Si hace unos años nos hubieran contado la situación que se iba a vivir en la segunda década del siglo XX muy pocos habrían dado crédito. Es más, quienes se hubieran atrevido a anticipar la deriva a donde podía llevarnos el nacionalismo catalán, habría sido tachados de agoreros y apocalípticos.
El mes de octubre es sin duda el mes de los valencianos, porque celebramos [en menos de una semana] nuestro día más importante, la conmemoración que nos da entidad como pueblo y sobre todo como territorio, la fundación del Reino de Valencia en 1238 a manos de Jaime I el Conquistador y sus tropas, tierra que junto a la Corona de Aragón vivió etapas de gran esplendor cultural, profesional y social.

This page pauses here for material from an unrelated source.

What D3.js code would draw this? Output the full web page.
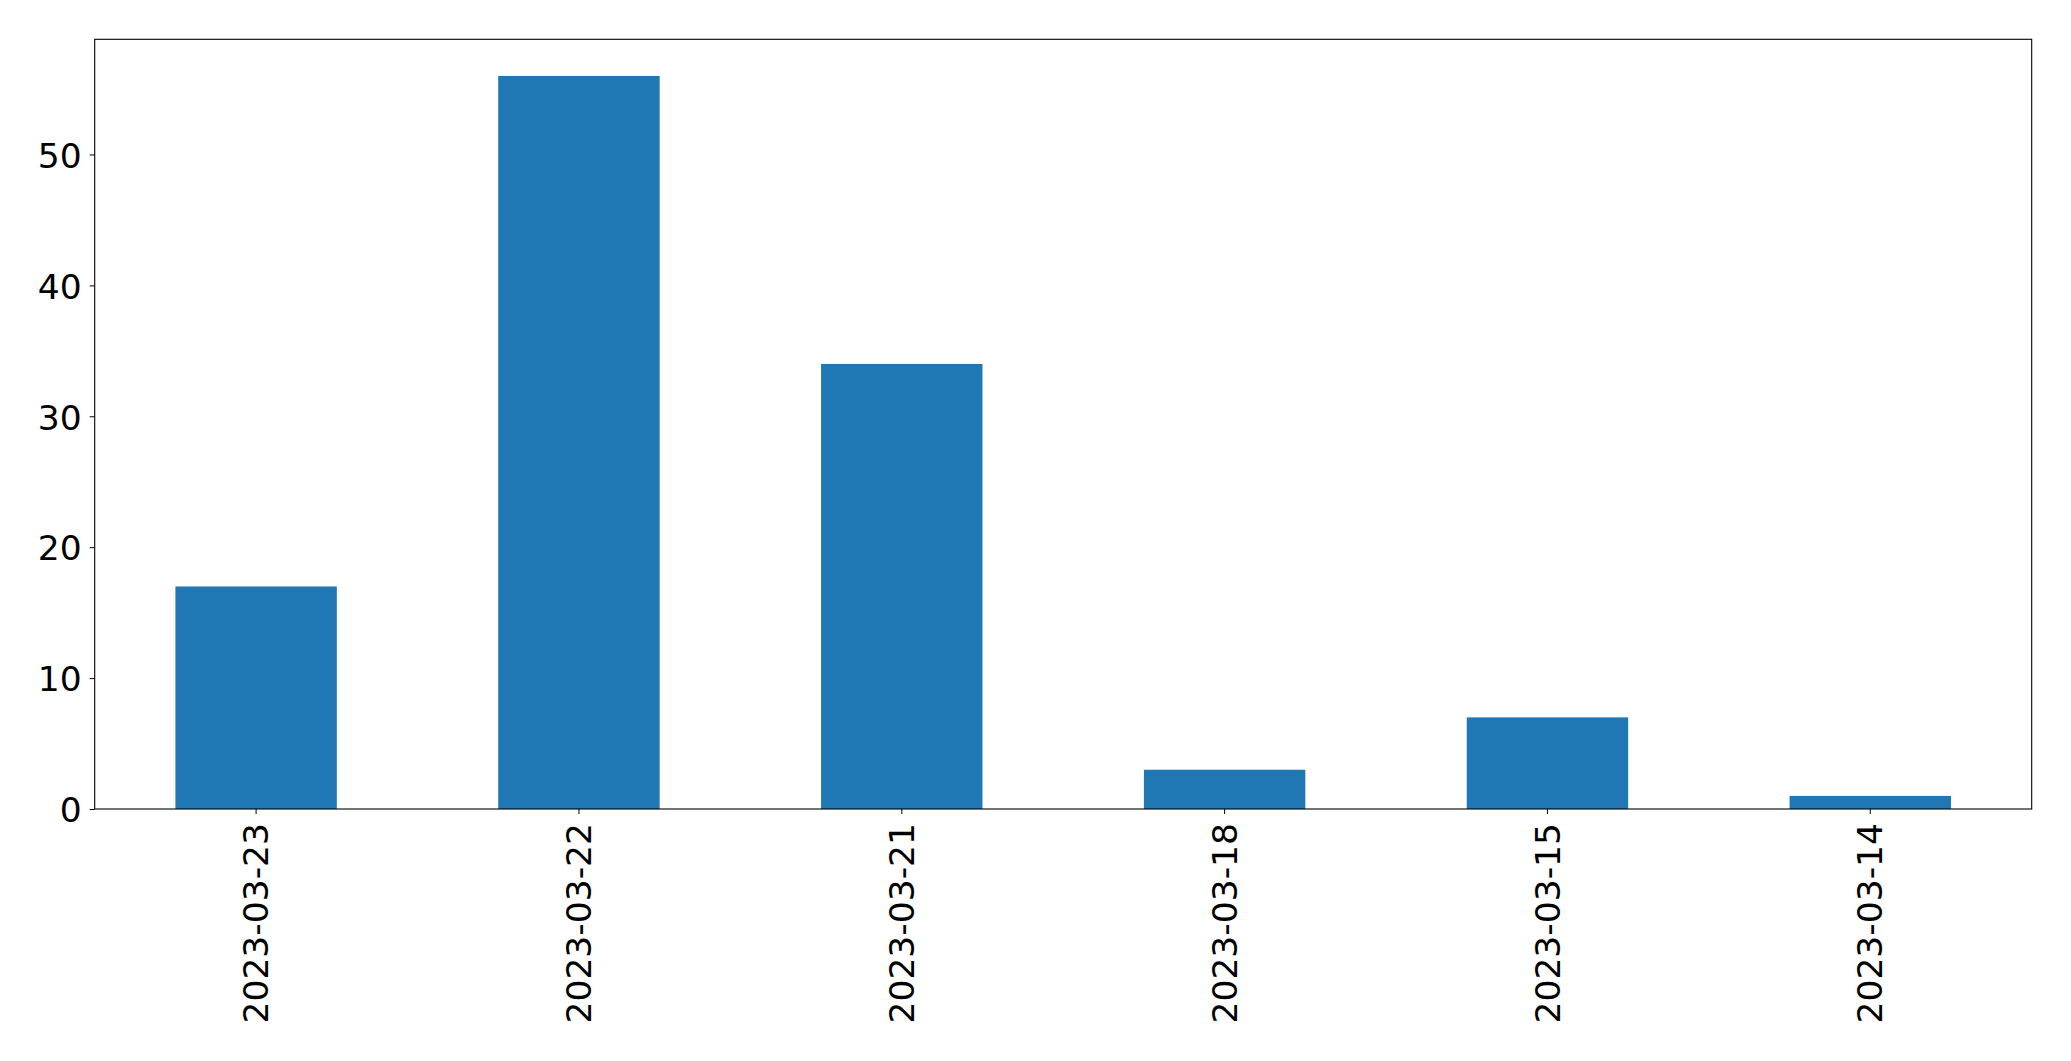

Territorio que actualmente denominamos Comunidad Valenciana y que conforma una de las zonas más prósperas del sur de Europa.
Realizo esta sintética introducción no sólo como recuerdo y homenaje a la próxima festividad del 9 de octubre, sino como reflexión de como un territorio que tiene una historia mucho más rica y prolija de la que creemos e incluso de la que nos han enseñado, ha sabido evolucionar, integrar y adaptar sus instituciones, sus empresas, su ciudadanía a los tiempos manteniendo siempre una actitud de lealtad y respeto, a veces pecando de eso que llamamos ‘meninfotisme’ y saliendo si no perjudicados, no todo los beneficiados que mereceríamos, pero siendo una tierra amable y pacífica.
No hace falta ser muy hábil para imaginar que las reflexiones previas me vienen ante el estupor, la tristeza y por qué no decirlo el asco que me produce la dramática y terrible situación que se vive a casi 400 quilómetros de nuestro Cap i Casal. Tantas veces y en tantos ámbitos se pone como ejemplo al pueblo catalán, y otras tantas he defendido que pese a todo y con todo, no me gustaría nada vivir en un lugar donde asaltan con violencia el parlamento, donde se cortan carreteras y vías de tren, donde se golpea y ataca a la policía, donde se ensucia el espacio público y fundamentalmente donde desde el poder y desde una parte de la sociedad radicalizada, enajenada y henchida de odio se aniquila la libertad y la democracia, esa es la Cataluña del siglo XXI.
Realmente si en algo se puede decir que el pueblo catalán se ha esforzado durante décadas y especialmente en los últimos años en no parecerse al resto de España es en todas las cualidades negativas que una sociedad madura y democrática rehúsa. Porque el comportamiento nacionalista tiene la nefasta capacidad de aglutinar actitudes infantiles, egoístas, xenófobas, racistas, exclusivistas, reduccionistas, maniqueas, en definitiva, un conjunto de comportamientos que retrotraen al ser humano ilustrado y urbano a un plano primario y más propio de la caverna que de una ciudad que antaño fue el faro cultural y cosmopolita del Mediterráneo.
La trascendencia de lo que está ocurriendo parece no importar a muchos sectores, desde el presidente del gobierno que se muestra en un mundo paralelo de ‘modo electoral’ –hay que ser cursi y dejarte aconsejar por un teenager influencer para publicar esa expresión como presidente de un país tan importante a lo largo de la historia como España–; hasta ministros, medios de comunicación, periodistas que ante la situación indefendible de caos, violencia, terrorismo callejero, ambiente revolucionario y demás rostro amble del nazionalismo, miran hacia otro lado y encuentran otras noticias a comentar. Porque es difícil ensalzar a una clase política y a una sociedad que con su voto a partidos como CiU/PdCat, ERC y la CUP, han logrado destrozar todo un pueblo que llegó a ser ejemplo de cultura, libertad, esfuerzo, trabajo y progreso. ¡Qué patético!
La coyuntura es grave e histórica, sólo un gobierno de la nación respaldado por las diferentes instituciones del Estado y los partidos que no tienen como fin destruir la democracia y la nación, pueden resolver este conflicto. Instrumentos hay de sobra, capacidad de actuación también, como siempre falta voluntad, buena fe y quizá inteligencia. Pero los valencianos tenemos que pensar que en nuestra Comunidad (especialmente en nuestro día grande) los ecos y los tambores del nacionalismo retumban cada vez con más fuerza, como siempre si alguien alerta de lo que podría ocurrir en un futuro, lo acallarán y tratarán de agorero y apocalíptico, como sucedía en los años 80 con Cataluña.